MLCC - Laboratory 1 - Local methods

This lab is about local methods for binary classification on synthetic data. The goal of the lab is to get familiar with the kNN algorithm and to get a practical grasp of what we have discussed in class. Follow the instructions below. Think hard before you call the instructors!

Download:

zipfile (unzip it in a local folder)
Matlab getstart.pdf guide for a quick intro

1. Warm up - data generation

Open the matlab file MixGauss.m

1.A The function MixGauss(means, sigmas, n) generates datasets where the distribution of each class is a Gaussian with a given means and variance.
1.B Have a look at the code or, for a quick help, type "help MixGauss" on the Matlab shell.
1.C Type on the Matlab shell the commands

[X1, Y1] = MixGauss([[0;0],[1;1]],[0.5,0.25],1000)
figure(1); scatter(X1(:,1),X1(:,2),25,Y1); %type "help scatter" to see what the parameters mean
title('dataset 1')

1.D Now generate a more complex dataset following the instructions below.

Call MixGauss with appropriate parameters and produce a dataset with four classes: the classes must live in the 2D space and be centered on the corners of the unit square (0,0), (0,1) (1,1), (1,0), all with variance 0.2.
[X2,C]=MixGauss(....)

Use the Matlab function "scatter" to plot the points.

Manipulate the data so to obtain a 2-class problem where data on opposite corners share the same class (if you produced the data following the centers order provided above, you may use the function "mod" for a quick result: Y2=mod(C,2) )

1.E Following the same procedure as above (section 1.D) generate a new set of data, from the same distribution, to be used as a test set: (X2t,Y2t)

2. Core - kNN classifier

The k-Nearest Neighbors algorithm (kNN) assigns to a test point the most frequent label of its k closest examples in the training set.

2.A Have a look at the code of function kNNClassify (for a quick reference type "help kNNClassify" on the Matlab shell)
2.B Use kNNClassify on the previously generated 2-class data from section 1.D. Pick a "reasonable" k.
2.C Think of how to plot the data to get a glimpse of the obtained results. A possible way is:

figure;
scatter(Xt(:,1),Xt(:,2),25,Yt,'filled'); %plot test points (filled circles) associating a different color to each "true" label
hold on
scatter(Xt(:,1),Xt(:,2),25,Yest); % plot test points (empty circles) associating a different color to each estimated label

2.D To evaluate the classification performance compare the estimated outputs with those previously generated.

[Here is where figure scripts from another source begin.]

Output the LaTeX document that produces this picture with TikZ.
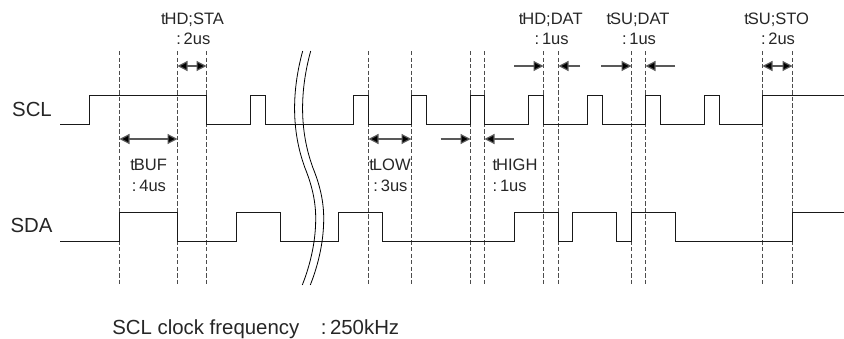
\documentclass[tikz,border=0pt]{standalone}
\usepackage{fontspec}
\setmainfont{Liberation Sans}
\usetikzlibrary{arrows.meta}
\tikzset{
  wave/.style={draw=black!90,line width=0.75pt,line join=miter},
  guide/.style={draw=black!70,line width=0.7pt,dash pattern=on 3.3pt off 1.6pt},
  breakline/.style={draw=black,line width=0.6pt},
  span/.style={draw=black!65,line width=0.9pt,-{Triangle[length=7.5pt,width=7.5pt,fill=black]}},
  spanboth/.style={draw=black!65,line width=0.9pt,{Triangle[length=7.5pt,width=7.5pt,fill=black]}-{Triangle[length=7.5pt,width=7.5pt,fill=black]}},
  lab/.style={anchor=base,inner sep=0pt,text=black!85,font=\fontsize{12.4pt}{14pt}\selectfont},
  big/.style={anchor=base,inner sep=0pt,text=black!85,font=\fontsize{15.3pt}{17pt}\selectfont},
}
\newcommand{\tk}{t\kern-0.8pt }
\begin{document}
\begin{tikzpicture}[x=0.75pt,y=-0.75pt]
\useasboundingbox (0,0) rectangle (844,339);
% guides
\foreach \n/\x in {a/119.5,b/177.5,c/206.5,d/368.5,e/411.5,f/470.5,g/484.5,h/543.5,i/558.5,j/631.5,k/645.5,l/762.5,m/792.5}{
  \coordinate (\n-top) at (\x,51);
  \coordinate (\n-bot) at (\x,286);
  \coordinate (\n-up) at (\x,66);
  \coordinate (\n-low) at (\x,139);
  \draw[guide] (\n-top) -- (\n-bot);
}
% waves
\draw[wave] (60,124.5) -- (89.5,124.5) |- (206.5,95.5) |- (250.5,124.5) |- (265.5,95.5) |- (353.5,124.5)
  |- (368.5,95.5) |- (411.5,124.5) |- (426.5,95.5) |- (470.5,124.5) |- (484.5,95.5) |- (528.5,124.5)
  |- (543.5,95.5) |- (587.5,124.5) |- (602.5,95.5) |- (645.5,124.5) |- (660.5,95.5) |- (704.5,124.5)
  |- (719.5,95.5) |- (762.5,124.5);
\draw[wave] (762.5,124.5) -- (762.5,95.5) -- (844,95.5);
\draw[wave] (60,241.5) -- (119.5,241.5) -- (119.5,212.5) -- (177.5,212.5) -- (177.5,241.5) -- (236.5,241.5) -- (236.5,212.5) -- (280.5,212.5) -- (280.5,241.5) -- (338.5,241.5) -- (338.5,212.5) -- (382.5,212.5) -- (382.5,241.5) -- (514.5,241.5) -- (514.5,212.5) -- (558.5,212.5) -- (558.5,241.5) -- (572.5,241.5) -- (572.5,212.5) -- (616.5,212.5) -- (616.5,241.5) -- (631.5,241.5) -- (631.5,212.5) -- (675.5,212.5) -- (675.5,241.5) -- (792.5,241.5) -- (792.5,212.5) -- (844,212.5);
% break
\foreach \d in {0,8}{
  \draw[breakline,shift={(\d,0)}] (302.7,51) .. controls (292,90) and (291,130) .. (305,168)
    .. controls (311,183) and (316,200) .. (315.7,220)
    .. controls (315.5,245) and (309,268) .. (302.3,285);
}
% spans
\draw[spanboth] (b-up) -- (c-up);
\draw[spanboth] (l-up) -- (m-up);
\draw[spanboth] (a-low) -- (b-low);
\draw[spanboth] (d-low) -- (e-low);
\coordinate (fs) at (440.7,139); \coordinate (gs) at (514,139);
\coordinate (hs) at (514,66); \coordinate (is) at (580,66);
\coordinate (js) at (601,66); \coordinate (ks) at (675,66);
\draw[span] (fs) -- (f-low);
\draw[span] (gs) -- (g-low);
\draw[span] (hs) -- (h-up);
\draw[span] (is) -- (i-up);
\draw[span] (js) -- (j-up);
\draw[span] (ks) -- (k-up);
% labels
\node[big] (scl) at (32,116) {SCL};
\node[big] (sda) at (31.5,232) {SDA};
\node[lab] (l1a) at (192.5,24) {\tk HD;STA};
\node[lab] (l1b) at (193.3,45) {:\,2us};
\node[lab] (l2a) at (550.7,24) {\tk HD;DAT};
\node[lab] (l2b) at (551.7,45) {:\,1us};
\node[lab] (l3a) at (638,24) {\tk SU;DAT};
\node[lab] (l3b) at (639,45) {:\,1us};
\node[lab] (l4a) at (776.7,24) {\tk SU;STO};
\node[lab] (l4b) at (778,45) {:\,2us};
\node[lab] (l5a) at (148.7,170) {\tk BUF};
\node[lab] (l5b) at (149,191) {:\,4us};
\node[lab] (l6a) at (390,170) {\tk LOW};
\node[lab] (l6b) at (390.5,191) {:\,3us};
\node[lab] (l7a) at (515,170) {\tk HIGH};
\node[lab] (l7b) at (509.7,191) {:\,1us};
\node[big,anchor=base west] (f1) at (112,334) {SCL clock frequency};
\node[big,anchor=base west] (f2) at (320.7,334) {:\,250kHz};
\end{tikzpicture}
\end{document}
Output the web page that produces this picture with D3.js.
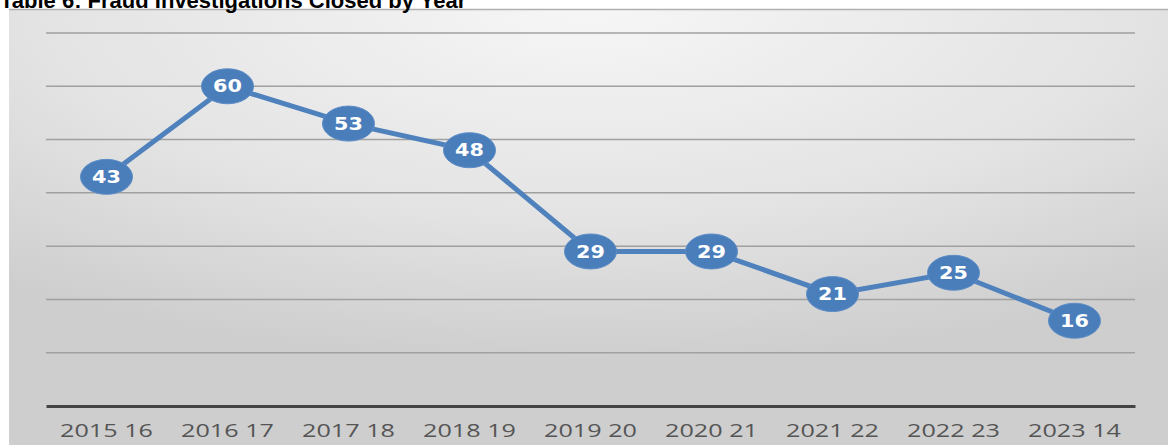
<!DOCTYPE html>
<html>
<head>
<meta charset="utf-8">
<script src="https://cdn.jsdelivr.net/npm/d3@7"></script>
<style>
  body { margin: 0; background: #fff; overflow: hidden; }
</style>
</head>
<body>
<div id="chart"></div>
<script>
var width = 1171;
var height = 445;

const years = ["2015 16", "2016 17", "2017 18", "2018 19", "2019 20", "2020 21", "2021 22", "2022 23", "2023 14"];
const closed = [43, 60, 53, 48, 29, 29, 21, 25, 16];
const yTicks = [10, 20, 30, 40, 50, 60, 70];
const title = "Table 6: Fraud Investigations Closed by Year";

const svg = d3.select("#chart")
    .append("svg")
    .attr("width", width)
    .attr("height", height);

// background panel gradient
var defs = svg.append("defs");
var grad = defs.append("radialGradient")
    .attr("id", "bg")
    .attr("cx", "50%").attr("cy", "0%")
    .attr("r", "80%");
grad.append("stop").attr("offset", "0%").attr("stop-color", "#f6f6f6");
grad.append("stop").attr("offset", "60%").attr("stop-color", "#e3e3e3");
grad.append("stop").attr("offset", "100%").attr("stop-color", "#cecece");

svg.append("rect")
    .attr("x", 9).attr("y", 9)
    .attr("width", 1159).attr("height", 440)
    .attr("fill", "url(#bg)");
svg.append("line")
    .attr("x1", 9).attr("x2", 1168)
    .attr("y1", 9.5).attr("y2", 9.5)
    .attr("stroke", "#b0b0b0")
    .attr("stroke-width", 1.5);

// title sits partly above the page edge, as in the source image
svg.append("text")
    .attr("x", 0)
    .attr("y", 8)
    .attr("font-family", "Liberation Sans, Arial, sans-serif")
    .attr("font-weight", "bold")
    .attr("font-size", 22)
    .attr("fill", "#000")
    .text(title);

var x = d3.scaleBand()
    .domain(years)
    .range([46, 1135]);

var y = d3.scaleLinear()
    .domain([0, 70])
    .range([406, 33]);

// gridlines
svg.selectAll(".grid")
    .data(yTicks)
    .enter().append("line")
    .attr("class", "grid")
    .attr("x1", 46).attr("x2", 1135)
    .attr("y1", function (d) { return y(d); })
    .attr("y2", function (d) { return y(d); })
    .attr("stroke", "#a0a0a0")
    .attr("stroke-width", 1.5);

// x axis
var xAxis = svg.append("g")
    .attr("transform", "translate(0," + y(0) + ")")
    .call(d3.axisBottom(x).tickSize(0).tickPadding(18));
xAxis.select(".domain")
    .attr("stroke", "#444")
    .attr("stroke-width", 3);
xAxis.selectAll("text")
    .attr("font-family", "Open Sans, sans-serif")
    .attr("font-size", 18)
    .attr("fill", "#555")
    .attr("transform", "scale(1.4,1)");

var cx = function (d, i) { return x(years[i]) + x.bandwidth() / 2; };

var line = d3.line()
    .x(function (d, i) { return cx(d, i); })
    .y(function (d) { return y(d); });

svg.append("path")
    .datum(closed)
    .attr("fill", "none")
    .attr("stroke", "#4f81bd")
    .attr("stroke-width", 5)
    .attr("d", line);

var pts = svg.selectAll(".pt")
    .data(closed)
    .enter().append("g")
    .attr("class", "pt")
    .attr("transform", function (d, i) { return "translate(" + cx(d, i) + "," + y(d) + ")"; });

pts.append("ellipse")
    .attr("rx", 26)
    .attr("ry", 17.5)
    .attr("fill", "#4a7ebb")
    .attr("stroke", "#5d8dc6")
    .attr("stroke-width", 1);

pts.append("text")
    .attr("text-anchor", "middle")
    .attr("dy", "0.36em")
    .attr("font-family", "DejaVu Sans, sans-serif")
    .attr("font-weight", "bold")
    .attr("font-size", 17)
    .attr("fill", "#fff")
    .attr("transform", "scale(1.22,1)")
    .text(function (d) { return d; });
</script>
</body>
</html>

Matlab line: sum(Yest~=Yt)./Nt %Nt number of test data

2.E To visualize the separating function (and thus get a more general view of what areas are associated with each class) you may use the routine separatingF (type "help separatingF" on the Matlab shell, if you still have doubts on how to use it, have a look at the code).

3. Parameter selection - What is a good value for k?

So far we considered an arbitrary k...

3.A Perform a hold out cross validation procedure on the available training data.
You may want to use the function holdoutCV available on the zip file (here again, type "help holdoutCV" on the Matlab shell, you fill find there a useful example of use).
Plot the training and validation errors for the different values ok k.
3.B Now, can you answer to the question "what is the best value for k"?
3.C What happens with different values of p (percentage of points held out) and rep (number of repetitions of the experiment)?
3.D Test the model by cross validation by applying kNN (with the best k) to a separate test set (eg X2t generated before) and see if there is an improvement on the classification error with respect to what you got at section 2.D.

4. If you have time - More experiments

4.A Evaluate the results as the size of the training set grows. n=10,20,50,100,300,... (of course k needs to be chosen accordingly)
4.B Generate more complex datasets with MixGauss function, for instance by choosing larger variance on the data generation part
4.C You may also add noise to the data by randomly flipping the labels on the training set (percentage of flipped labels ..)